The Liberal government already has announced a target to conserve 25 per cent of the country’s land for nature by 2025, with a goal of 30 per cent by 2030. That commitment often clashes with other priorities, including housing development, resource industry projects and farming practices.
In Alberta, the United Conservative Party government has announced plans for coal mining in the foothills of the Rocky Mountains in areas now protected as parkland. In Ontario, the Progressive Conservative government has proposed amendments to species-at-risk rules that would allow housing developers to pay into a fund in lieu of protecting critical habitat.
Regulation is one tool to protect critical ecosystems. Providing payment for ecological goods and services is a complementary one that rewards landowners, and local communities.
In a paper written for Corporate Knights magazine, authors Ralph Torrie and Celine Bak propose that the federal government embark on a 10-year, $4-billion effort to preserve or reclaim 10-million acres of marginal land for natural areas that would store some 22 million tones of carbon annually by 2025.
Ottawa could scale up an existing program, ALUS Canada, that works with farmers and ranchers in six provinces to conserve less-productive land for environmental purposes.
ALUS currently has 27,000 acres set aside with payments coming to landowners from a variety of sources. The organization is ready and able to scale up its operations should the federal government agree to finance it, ALUS senior vice-president Lara Ellis said in an interview.
Another promising avenue is the plan under Ottawa’s Clean Fuel Standard to allow industrial GHG emitters who are covered by climate regulations to purchase “offsets” from farmers and Indigenous communities that are land guardians.
In that case, the GHG savings must be verified and certified, and the emitter essentially pays for the right to emission credits that can be applied to their own regulated operations.
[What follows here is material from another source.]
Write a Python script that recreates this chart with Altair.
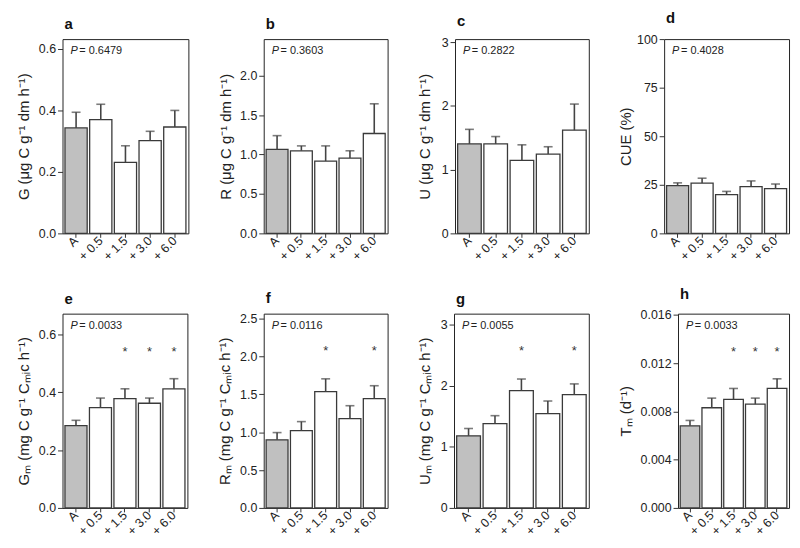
import altair as alt
import pandas as pd

FONT = "Liberation Sans"
categories = ["A", "+ 0.5", "+ 1.5", "+ 3.0", "+ 6.0"]
fills = ["#c0c0c0", "#ffffff", "#ffffff", "#ffffff", "#ffffff"]

# panel a: G
g_mean = [0.343, 0.370, 0.231, 0.302, 0.346]
g_top = [0.394, 0.420, 0.285, 0.332, 0.400]
# panel b: R
r_mean = [1.065, 1.048, 0.918, 0.956, 1.267]
r_top = [1.24, 1.11, 1.11, 1.048, 1.644]
# panel c: U
u_mean = [1.404, 1.404, 1.146, 1.245, 1.62]
u_top = [1.633, 1.52, 1.39, 1.36, 2.03]
# panel d: CUE
cue_mean = [24.6, 25.9, 19.9, 24.1, 23.0]
cue_top = [26.0, 28.4, 21.6, 27.0, 25.4]
# panel e: Gm
gm_mean = [0.285, 0.347, 0.378, 0.362, 0.412]
gm_top = [0.303, 0.380, 0.412, 0.380, 0.447]
# panel f: Rm
rm_mean = [0.899, 1.02, 1.535, 1.18, 1.444]
rm_top = [0.995, 1.14, 1.705, 1.35, 1.614]
# panel g: Um
um_mean = [1.18, 1.38, 1.92, 1.545, 1.853]
um_top = [1.30, 1.51, 2.11, 1.75, 2.03]
# panel h: Tm
tm_mean = [0.0068, 0.0083, 0.0090, 0.0086, 0.0099]
tm_top = [0.00725, 0.0091, 0.0099, 0.0091, 0.0107]

p_values = ["0.6479", "0.3603", "0.2822", "0.4028", "0.0033", "0.0116", "0.0055", "0.0033"]
star_e = ["", "", "*", "*", "*"]
star_f = ["", "", "*", "", "*"]
star_g = ["", "", "*", "", "*"]
star_h = ["", "", "*", "*", "*"]


def panel(letter, means, tops, ytitle, domain, ticks, fmt, pval, tpad,
          stars=None, star_y=None, width=126):
    df = pd.DataFrame({"cat": categories, "mean": means, "top": tops, "fill": fills,
                       "star": stars if stars else [""] * 5,
                       "sy": [star_y if star_y else 0] * 5})
    xaxis = alt.Axis(labelAngle=-45, labelAlign="right", labelBaseline="middle",
                     domain=False, tickSize=4, labelPadding=1)
    xscale = alt.Scale(paddingInner=0.1, paddingOuter=0.1)
    x = alt.X("cat:N", sort=categories, title=None, scale=xscale, axis=xaxis)
    yscale = alt.Scale(domain=domain, nice=False, zero=True)
    yaxis = alt.Axis(values=ticks, format=fmt, domain=False, tickSize=5, labelPadding=2,
                     titlePadding=tpad, grid=False, labelOverlap=False, labelBound=False)

    def Y(field):
        return alt.Y(field, scale=yscale, axis=yaxis, title=ytitle)

    base = alt.Chart(df)
    bars = base.mark_bar(stroke="#3a3a3a", strokeWidth=1.3).encode(
        x=x, y=Y("mean:Q"), fill=alt.Fill("fill:N", scale=None))
    rules = base.mark_rule(color="#444444", strokeWidth=1.6).encode(
        x=x, y=Y("mean:Q"), y2="top:Q")
    caps = base.mark_tick(color="#444444", thickness=1.6, size=9).encode(
        x=x, y=Y("top:Q"))
    pdf = pd.DataFrame({"p": ["P"], "v": ["= " + pval]})
    pt = alt.Chart(pdf).mark_text(font=FONT, fontSize=11, fontStyle="italic", align="left",
                                  baseline="middle", color="#222").encode(
        x=alt.value(8), y=alt.value(12), text="p:N")
    vt = alt.Chart(pdf).mark_text(font=FONT, fontSize=11, align="left",
                                  baseline="middle", color="#222").encode(
        x=alt.value(17), y=alt.value(12), text="v:N")
    layers = [bars, rules, caps, pt, vt]
    if stars:
        st = base.mark_text(font=FONT, fontSize=13, color="#333", baseline="middle").encode(
            x=x, y=Y("sy:Q"), text="star:N")
        layers.append(st)
    return alt.layer(*layers).properties(
        width=width, height=196,
        title=alt.TitleParams(letter, anchor="start", frame="group", fontSize=15,
                              fontWeight="bold", font=FONT, offset=7, dx=2, color="#111"))


a = panel("a", g_mean, g_top, "G (μg C g⁻¹ dm h⁻¹)", [0, 0.632], [0, 0.2, 0.4, 0.6], ".1f",
          p_values[0], 6.6, width=127)
b = panel("b", r_mean, r_top, "R (μg C g⁻¹ dm h⁻¹)", [0, 2.465], [0, 0.5, 1.0, 1.5, 2.0], ".1f",
          p_values[1], 6.6, width=125)
c = panel("c", u_mean, u_top, "U (μg C g⁻¹ dm h⁻¹)", [0, 3.05], [0, 1, 2, 3], "d",
          p_values[2], 9, width=135)
d = panel("d", cue_mean, cue_top, "CUE (%)", [0, 100], [0, 25, 50, 75, 100], "d",
          p_values[3], 3.1, width=126)
e = panel("e", gm_mean, gm_top, "Gₘ (mg C g⁻¹ Cₘᵢc h⁻¹)", [0, 0.672], [0, 0.2, 0.4, 0.6], ".1f",
          p_values[4], 6.6, star_e, 0.54, width=126)
f = panel("f", rm_mean, rm_top, "Rₘ (mg C g⁻¹ Cₘᵢc h⁻¹)", [0, 2.566], [0, 0.5, 1.0, 1.5, 2.0, 2.5], ".1f",
          p_values[5], 7.6, star_f, 2.07, width=125)
g = panel("g", um_mean, um_top, "Uₘ (mg C g⁻¹ Cₘᵢc h⁻¹)", [0, 3.18], [0, 1, 2, 3], "d",
          p_values[6], 8, star_g, 2.56, width=136)
h = panel("h", tm_mean, tm_top, "Tₘ (d⁻¹)", [0, 0.0161], [0, 0.004, 0.008, 0.012, 0.016], ".3f",
          p_values[7], 6.7, star_h, 0.0129, width=112)

row1 = alt.hconcat(a, b, c, d, spacing=28)
row2 = alt.hconcat(e, f, g, h, spacing=28)
chart = alt.vconcat(row1, row2, spacing=22).configure_view(
    stroke="#222", strokeWidth=1
).configure_axis(
    labelFont=FONT, titleFont=FONT, labelFontSize=12.5, titleFontSize=15,
    titleFontWeight="normal", labelColor="#222", titleColor="#222", tickColor="#333"
).properties(padding={"left": 8, "top": 0, "right": 2, "bottom": 0}, background="white")

chart.save("out.html", embed_options={"renderer": "svg", "actions": False})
At the same time, groups like WWF-Canada and the Intact Centre for Climate Adaptation are working with rural municipalities to assess the potential for natural infrastructure to help with flood mitigation, soil erosion and nutrient loading in lakes.
The Intact Centre worked with the Insurance Bureau of Canada and Winnipeg-based International Institute for Sustainable Development on a 2018 report outlining the potential for natural infrastructure to mitigate the impacts of climate change.
It noted that Canada continues to lose wetlands, forests and vegetation. Southern Ontario, for example, has lost 95 per cent of its original wetlands. Clearly, more needs to be done, the study concluded.
“We need to conserve what we have, restore what we’ve lost, and build what we must,” Intact Centre’s director of climate resilience, Natalia Moudrak, said.